Waves traveling in same medium having equations: `y_(1)=Asin(lamdat-betax)andy_(2)=Acos[alphat+betax-(pi//4)]` have different

To solve the problem, we need to analyze the two wave equations provided and compare their parameters: speed, direction, wavelength, and frequency. ### Step-by-Step Solution: 1. **Identify the Wave Equations**: The two wave equations given are: - \( y_1 = A \sin(\lambda t - \beta x) \) - \( y_2 = A \cos(\alpha t + \beta x - \frac{\pi}{4}) \) 2. **Convert the Second Wave Equation**: To compare both equations, we need to express \( y_2 \) in terms of sine.
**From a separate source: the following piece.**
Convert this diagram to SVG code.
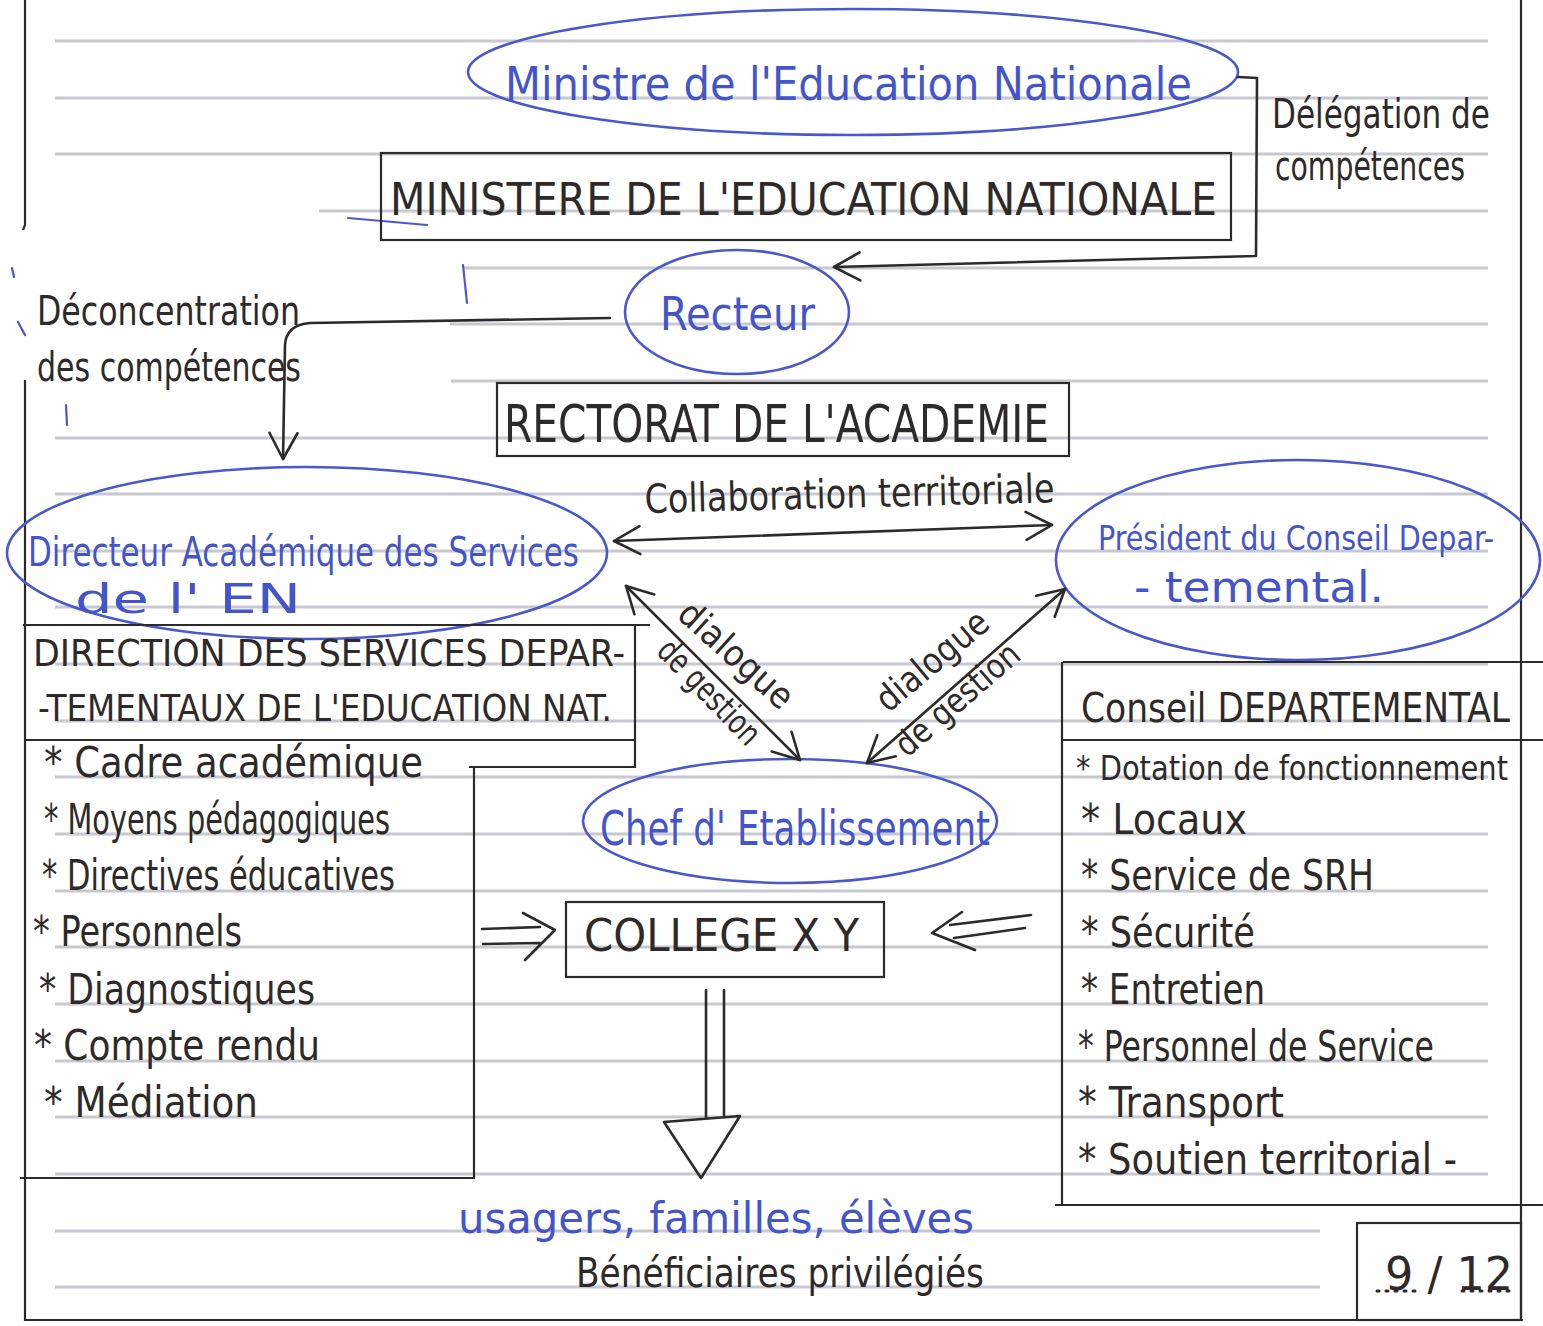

We can use the identity \( \cos(x) = \sin\left(x + \frac{\pi}{2}\right) \): \[ y_2 = A \cos\left(\alpha t + \beta x - \frac{\pi}{4}\right) = A \sin\left(\alpha t + \beta x - \frac{\pi}{4} + \frac{\pi}{2}\right) \] This simplifies to: \[ y_2 = A \sin\left(\alpha t + \beta x + \frac{\pi}{4}\right) \] 3. **Identify Parameters**: From the equations, we can identify the wave numbers and angular frequencies: - For \( y_1 \): - \( k_1 = \beta \) - \( \omega_1 = \lambda \) - For \( y_2 \): - \( k_2 = \beta \) - \( \omega_2 = \alpha \) 4. **Calculate Speed**: The speed of a wave is given by the formula \( v = \frac{\omega}{k} \): - For \( y_1 \): \[ v_1 = \frac{\lambda}{\beta} \] - For \( y_2 \): \[ v_2 = \frac{\alpha}{\beta} \] Since \( \lambda \) and \( \alpha \) can be different, \( v_1 \) and \( v_2 \) are different. 5. **Determine Wavelength**: The wave number \( k \) is related to wavelength \( \lambda \) by the formula \( k = \frac{2\pi}{\lambda} \): - Since \( k_1 = k_2 = \beta \), we conclude: \[ \lambda_1 = \lambda_2 \] Thus, the wavelengths are the same. 6. **Calculate Frequency**: The relationship between speed, frequency, and wavelength is given by \( v = f \lambda \): - Since the wavelengths are the same, if the speeds are different, the frequencies must also be different: \[ f_1 \neq f_2 \] 7. **Determine Direction**: The direction of wave propagation can be inferred from the sign of the terms in the wave equations: - The first equation \( y_1 \) has a negative sign in front of \( \beta x \), indicating it travels in one direction. - The second equation \( y_2 \) has a positive sign in front of \( \beta x \), indicating it travels in the opposite direction. Therefore, the directions are different. ### Summary of Findings: - **Speed**: Different - **Wavelength**: Same - **Frequency**: Different - **Direction**: Different ### Final Answer: The parameters that are different are speed, frequency, and direction.